Il fatto che siano operatori molto legati alle specificità del loro territorio e con una chiara vocazione a sviluppare rapporti fra domanda e offerta di lavoro li rende i migliori operatori nella collaborazione con i Centri per l’impiego pubblici. La volontà di dare vita a una propria associazione di rappresentanza nasce proprio da queste particolarità e qualità che li caratterizzano e con il Jobs Act potrebbero non essere valorizzate se dovessero prevalere le spinte centralistiche.
Tra l’altro il Jobs Act ha introdotto anche nel sistema nazionale dei servizi al lavoro il criterio dell’accreditamento al fine di fare una rete di operatori pubblici e privati. E nel decidere chi fa cosa si può nascondere la negazione stessa del principio della legge. A oggi, infatti, circolano bozze di proposta che vedrebbero possibile l’accreditamento assegnando solo ai centri pubblici la possibilità di procedere all’elaborazione dei contratti di ricollocazione con i privati relegati a un ruolo secondario.

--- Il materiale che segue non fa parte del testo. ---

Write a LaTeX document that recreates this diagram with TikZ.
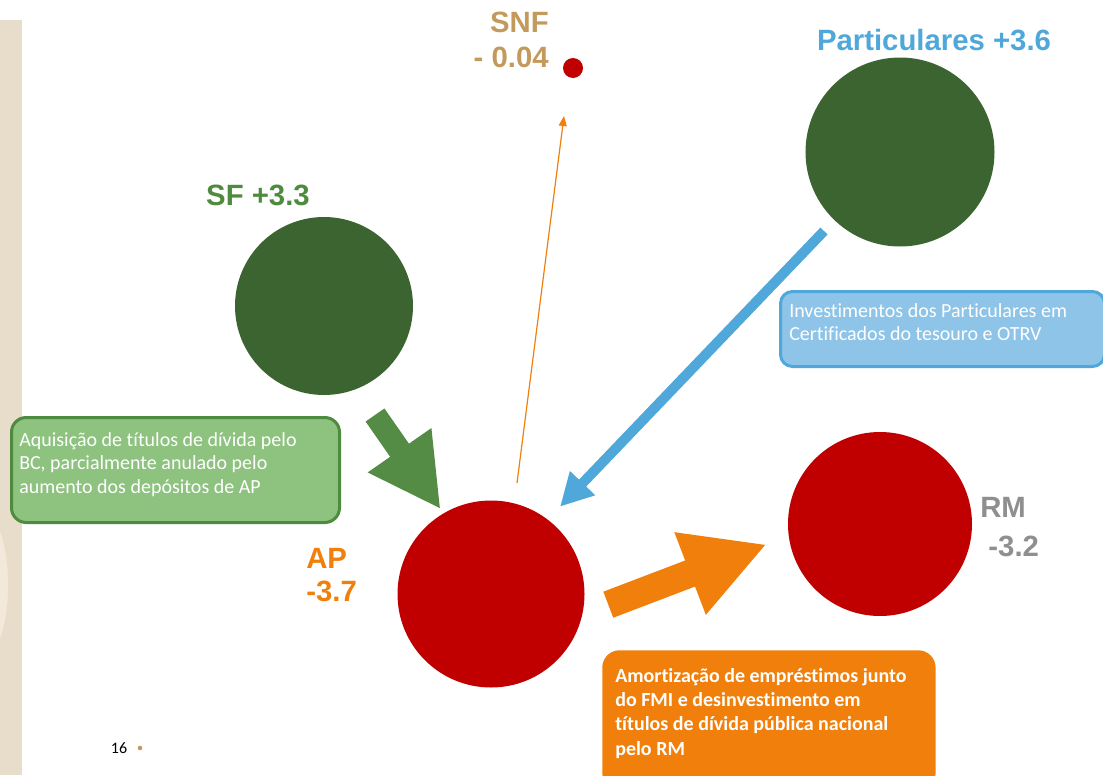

Inoltre, prevale l’idea di un sistema unico che annullerebbe anche le best practices cresciute in alcune regioni come la Lombardia.
Gli stessi operatori promotori del Patto Lombardo ritengono che per quanto riguarda gli obblighi amministrativi legati ai fornitori dell’assegno di ricollocazione è bene che siano i Cpi a svolgere un ruolo centrale. Ma, sia in questo caso, sia soprattutto per i servizi al lavoro generalisti, la rete deve rispettare la libertà di scelta della persona e quindi permettere a tutti gli operatori accreditati, nazionali e regionali, di operare su tutta la gamma di servizi.
Serve una cultura dei servizi pubblici che siano programmatori e valutatori e non invece controllori centralistici degli aspetti formali. Inoltre, le esperienze nate in questi anni confermano che dove i Cpi hanno svolto questi ruoli in competizione con gli operatori privati è stato il sistema nel suo complesso a funzionare meglio e a fornire risultati di ricollocazione in linea con le migliori realtà europee.
L’importanza per questi operatori di darsi una rappresentanza è perciò fondamentale, perché punta a migliorare ulteriormente il sistema lombardo, che resta un’eccellenza nazionale, ma punta anche a essere interlocutore con la nuova Agenzia nazionale per il lavoro affinché si sviluppino procedure capaci di promuovere le reti di servizi più efficaci stralciando le parti che invece proporrebbero un nuovo centralino burocratico. Vi è bisogno di un nuovo sistema condiviso, basato su principi comuni di accreditamento se vogliamo che si generalizzino le esperienze positive esistenti e tutte le regioni siano chiamate a competere sull’efficacia dei servizi e non solo sul rispetto burocratico delle norme.